Larger green cell with two cyan spots and many smaller magenta circles in and around the cell. 
Oskar Staufer developed synthetic vesicles to study cancer cell biology. After loading the vesicles (magenta) with an enzyme that lowers the levels of reactive oxygen species, he introduced them into human breast cancer cells (green; nuclei labeled in cyan).  

Natural systems are heterogeneous and variable, complicating scientists' efforts to make sense of their observations. In contrast, synthetic systems provide a highly controllable platform for probing the natural world. To this end, scientists are creating lipid-based synthetic doppelgängers of cells and organelles to ask fundamental questions about biology. 

Oskar Staufer, a biophysicist at the Leibniz Institute for New Materials, uses synthetic biology to study cancer and the tumor immune environment. Cancer is a dysregulated system. The body loses control over proliferation and the immune environment surrounding the cell. “On a fundamental level, the idea is to regain control over the regulatory mechanisms within cancer cells,” said Staufer. This is where synthetic vesicles come into the picture. 

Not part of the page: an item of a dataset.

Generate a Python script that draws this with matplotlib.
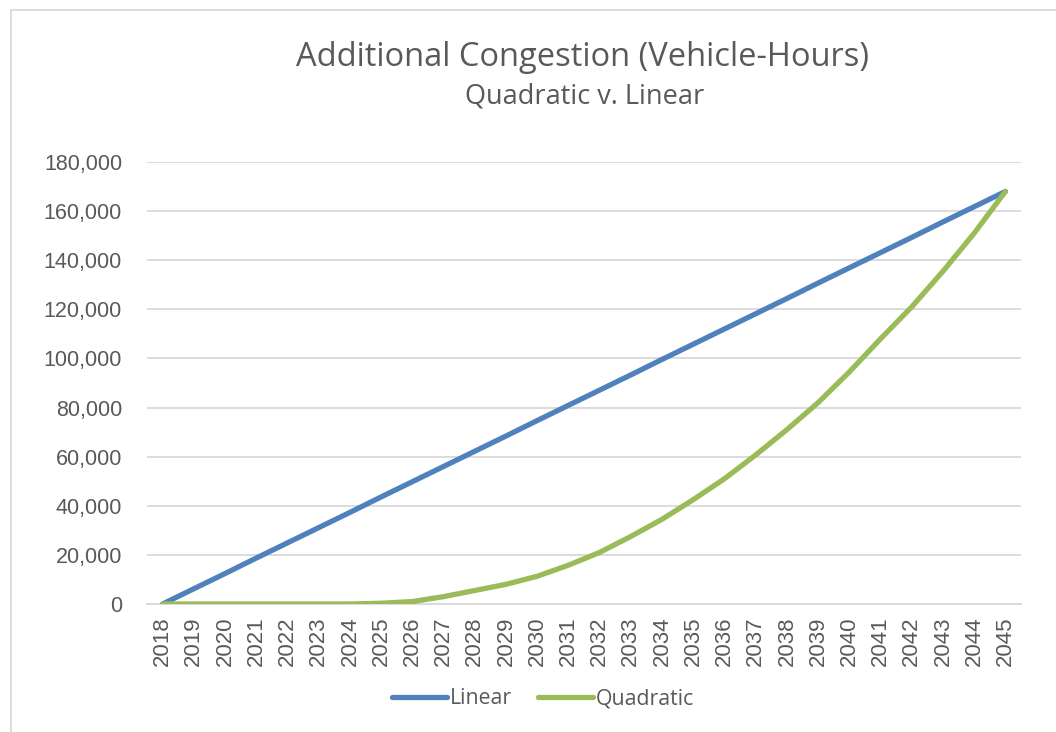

To generate these artificial structures, Staufer developed a microfluidic-based mechanical platform that divvies up a lipid cocktail into smaller water-in-oil droplets, or vesicles.1  At approximately two micrometers in diameter, these synthetic vesicles are small enough to enter a cell but large enough to transport sizeable cargoes, such as high concentrations of an enzyme

To probe one element of cancer cell regulation, Staufer loaded his synthetic vesicles with an enzyme that reduces the levels of reactive oxygen species (ROS), signaling molecules that are abundant in cancer cells and shape the tumor microenvironment.2,3 Then by tweaking the lipid composition and stiffness of the membrane, he created a vesicle that natural cells readily scoop up via endocytosis. Once inside the mammary gland-derived adenocarcinoma cell, shown in the above image in green, the synthetic vesicles, shown in magenta, reduced ROS levels, thus mimicking the natural functionality of peroxisomes, which are specialized organelles that carry out oxidative reactions. 

Synthetic vesicle technologies are still in their infancy, and Staufer noted, “We’re just trying to find out how the living and nonliving matter interact with each other.” 


  1. Staufer O, et al. Biomaterials. 2020;264:120203.
  2. Staufer O, et al. Small. 2020;16(27):e1906424.
  3. Perillo B, et al. Exp Mol Med. 52(2):192-203.